Even Changi’s approach to security is efficient: they simply throw on more personnel and extra machines. The traveller only need scan hand luggage and should the airport’s check-in scan show something suspicious, he’s driven from his gate to baggage ID and back, says Ling.
The airport is linked by 80 airlines to 184 cities in 57 countries and saw some 32.4 million passenger move-ments last year. About 22 per cent of total passenger traffic is between Singapore and the Middle East, as of January to June 2006.
The airport expects to set a record of 35 million total passenger movements this year, if the 7.7 per cent growth figure of the first nine months is maintained, according to a Channel News Asia report quoting Lim Hwee Hua, Minister of State for Finance and Transport.
These numbers will rise even further once the airport’s S$1.75 billion, 20-million-capacity Terminal 3 comes into play in early 2008, increasing total capacity to around 64 million. Terminal 2 has just been upgraded at S$240 million and Terminal 1 will be upgraded from 2007 to 2010 at a cost of S$180 million, but both terminals – and runways – are capable of meeting current demands, says Goh, including handling the A380.
So while they’re not saying very much about competing with JXB, the long-term plans are in place: construction of Terminal 4 is likely to begin 10 years into the life of Terminal 3, while land for Terminal 5 is already being reclaimed. “It is important to have capacity ahead of demand, but we don’t want to overbuild too early,” says Goh.
New traffic, says Tan, will come from new and emerging markets, such as India, China and the Middle East (Qatar, Bahrain and Oman) and from Singapore’s two new integrated resorts at Marina and Sentosa.

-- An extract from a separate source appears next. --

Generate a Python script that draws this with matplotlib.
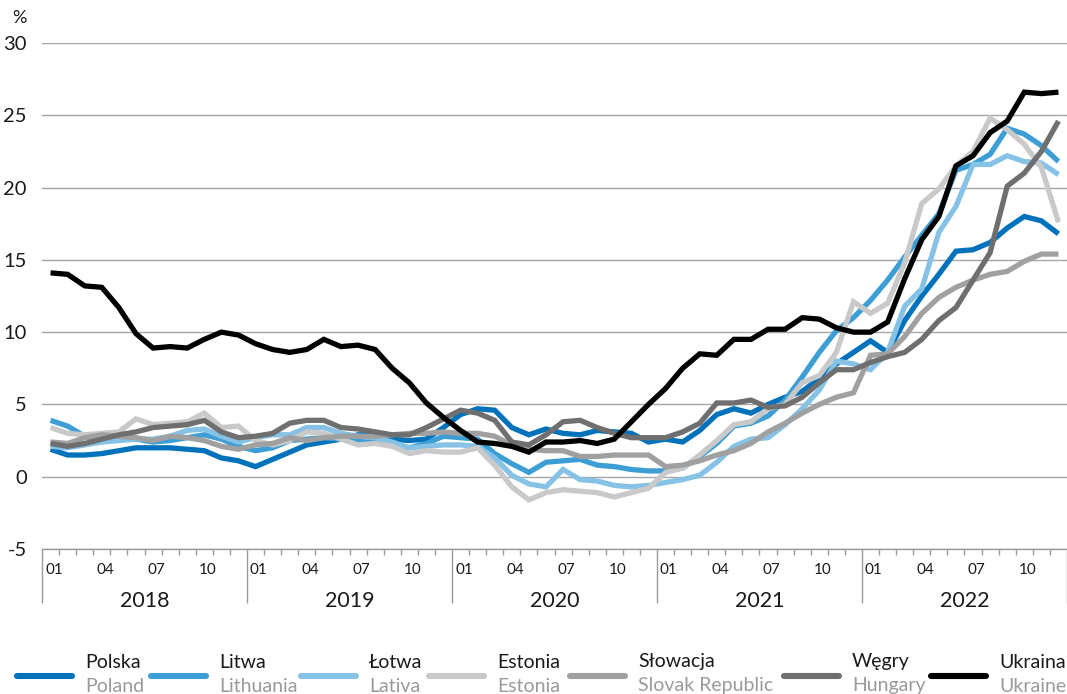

But one area where Changi needs to catch up with Dubai airport? Duty free. On the journey out of Dubai, TTN purchased a very pleasurable champagne indeed – and on arrival in Singapore was quizzed on price by staff at Singapore Duty Free, who were decidedly put out to find the same product – but in fancy packaging – retailed in Singapore complete for about an extra Dh40 ($10.9). Which, of course, only served to make the champers that much more enjoyable.